我不要海子,我选择冬暖花开的时候,画下早晨,画下露水所能看见的微笑,画下所有最年轻的,自由自在。
一时风靡,人们大多怀揣起面朝大海春暖花开,当你真的走在未经开发的海边,咸风或许并非那么撩人;春天海棠花乱糟糟的落了一地,梦寐的意境或许过于随意。留一份遐想与空白是追求最高级。那些不修边幅的旧梦曾澎湃曾卷起千堆雪,有时豪情万丈的比拟起自己是那道路两旁被赞颂的野花,如今却风平浪静起来。海子往大多数人生命里种植的诗意并非朝令夕改的,我仍敬他。
我要海子,理解建立在交好之上,我想他是每个有梦的人的伙伴。所以我试图看光他那个年代所有的诗书以此证明我与他的交谊匪浅。顾城也好,舒婷也罢,抑或北岛,抑或西川,我偏爱郁达夫。好吧,他1945年逝去后第九年才有了海子,自此,我想我和海子无法成为思想上的挚友,但这不可惜,尽管他是个非自我界定的天才。太阳和鲜花,以梦为马,除了远方一无所有……我牢记他的话,复制他的理想,在每个思考的拐弯抹角处我将这些开膛破肚,我说,我是个有思想力的人。
几千年前苏格拉底那句“有思想力的人是万物的尺度”,我信!西方的警示之言果然有用,被自我思想熔炉框死,明目张胆叫嚣有思想力!有思想力!海子死后的第九年,1994年《肖申克的救赎》上映随之席卷天下,俘获一批批声称有思想力的人,连同魑魅魍魉的精神节操都被洗的锃亮,安迪酝酿20年后越狱成功将“厚积薄发”这个成语解读的淋漓尽致,背后也有智慧的支撑,在影片和书籍里没有太阳,没有鲜花,他用几乎不可能的毅力打造了自由王国,不仅仅是思想,更是一副西餐桌上必不可少的刀具——自由,力量,梦想,他轻松地握紧刀具吃了生命的一餐。
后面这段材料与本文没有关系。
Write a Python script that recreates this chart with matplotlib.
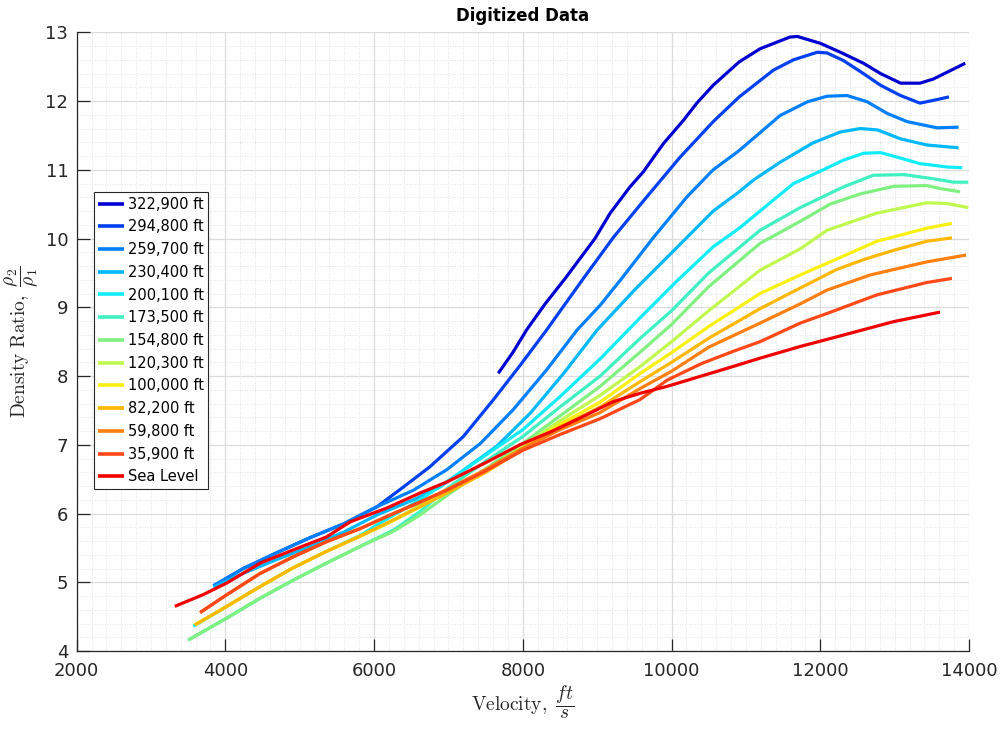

海子要是活着,他一定不愿九年前与冰冷的铁轨长眠下去。
不应拘泥,不应狭隘,不应停止奔跑,只要有光,就是万物的尺度。这让我想起《追风筝的人》这一题目表面上是指的是哈桑,为阿米尔少爷追风筝,实际上也指阿米尔追逐象征着正直、勇敢、善良、忠诚的风筝。当阿米尔费尽周折,将同样饱受凌辱的侄子带回美国,告诉他,“为你,千千万万遍”,为他追风筝的时候,他已经追到了那只风筝。人们到最后记得最深的人物便是阿米尔,精神层面无止尽的大追求,他比时间醒的晚一点但总是与时针走的步伐一致。我又想起海子的成名作《阿尔的太阳》,撇开后人对他诗体定义的浪漫,他说,抒情就是血。是的,他的所有作品都呈红色,都是用血浸泡过的,都是经过了火烙后生成的。由此,他大多数长诗都以太阳为名。它给我们展现了一个宠廓的前景,我们开始从当下的现实抬起头来,眺望远方。天空和大海的巨大背景逐渐在我们身后展开。呼应了阿米尔的存在,异曲同工的诠释了不同精神层面故事背景对高尚的无上追求。
我不要海子,我要海子,在这里我要澄清,我喜爱他如滔滔江水奔流不息,所以我总在不停的思索他那些字里行间更多的深意——一个狂人般的存在主义者,又是一个充满神性体验色彩的理想主义者。深受尼采、海德格尔等人的影响,相信“酒神体验”的力量,相信“大地”原始伟大的本质力量;认同凡高、荷尔德林那种疯狂的气质。某种意义上来说,他又是万物的高深莫测尺度的先知。他是太阳。
只要心中种着太阳,我们总会有不期而遇的温暖,和生生不息的希望,让冬天在某个低眉颔首的微笑瞬间,比春天更明媚。面朝大海,冬暖花开。也因此,对万物有了更丰盈的尺度——无尺度。